Owen Strachan@ostrachan
How preachers and teachers can handle gray areas in an era when we're all tempted to be Hot-Take Artists:
1) There are many matters of the Christian life that aren't explicitly lined out in Scripture
2) On such areas (how to help boys become men, how to develop a marriage culture in a church, when to have family devotions, what movies are good to watch, whether Christians participate in cultural holidays, what modesty looks like, and much more), it is appropriate, at times, for leaders to give a warning about a gray area of concern.
3) In the case of a pastoral warning, a preacher or teacher should develop his view from Scripture, pointing his people to biblical principles, always with a view to how Christ's Lordship bears on life.
4) The preacher or teacher can thus take an opportunity to train his people in thinking well with an open Bible in their lap.
5) The focus of such loving instruction is not to force-feed Christians a given view that everyone must hold. The focus is on training Christians to think with discernment, care, and wisdom anchored in the gospel of grace (Romans 12:1-2).
6) The mature pastor thus makes the best case he can, showing love and humility in his argumentation, even as he makes clear that he leaves room for disagreement on the issue.

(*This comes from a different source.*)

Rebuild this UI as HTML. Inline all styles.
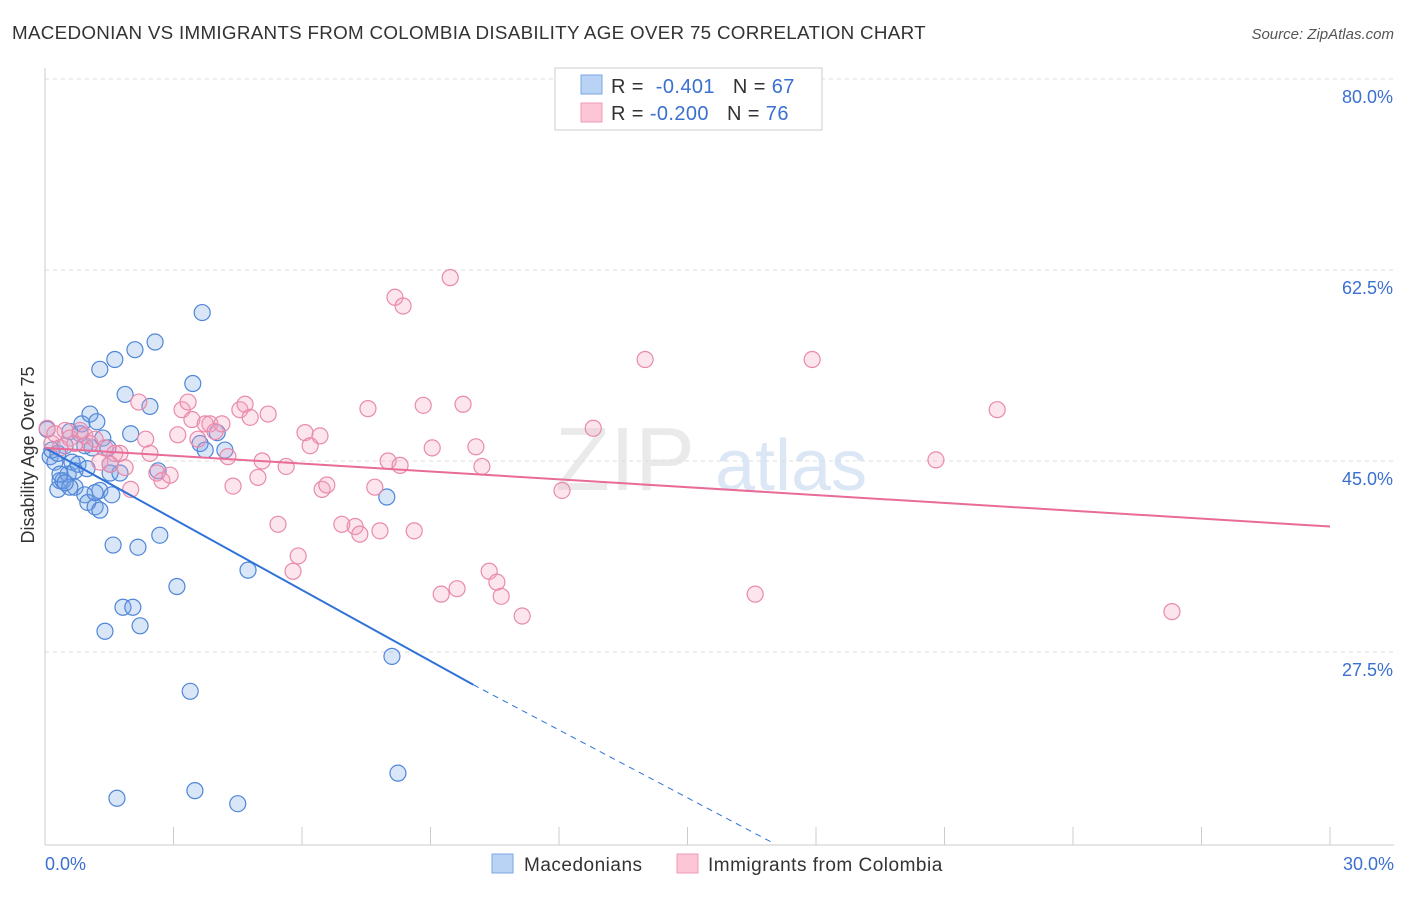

7) He helps his people understand his own position on this contested subject or gray area (which is a good thing!), even as he quite intentionally makes clear to the church that he is not binding peoples' consciences. Nor does he declare that it's sin to hold an alternate view.
8) A wise and mature pastor is incredibly careful about church discipline. Church discipline is only to be applied in the case of egregious sins that go against the Word and the gospel--eg, teaching or behavior that denies the gospel and rejects the counsel of the Word.
9) In the case of public schools, therefore, mature preachers and teachers will work hard to not make principled disagreement with their personal conviction a matter of discipline.
10) In all of this, a preacher or teacher is not merely showing necessary humility (for he is not Jesus, but a sinner in need of God's daily grace). He is helping his church base its identity in the gospel, not his opinions on contested matters, gray areas, and hard questions.
11) This is no easy thing. Every preacher and teacher will fail. All of us will under-speak at times; all of us will over-speak at times. Thankfully, the gospel is just as powerful for the sins we commit 30 years into our walk with Christ as the sins we first confessed on the day of our conversion. The blood of Jesus never loses its power! This is good news for all of us thoroughly fallible preachers and teachers. We must remember it, and apply it, every day we live on this earth.
12) But the wise and mature preacher and teachers LABORS to build a church that is anchored not in his extrabiblical opinions, and his overheated dogmatic pronouncements on debatable matters, but in the one true saving gospel of grace.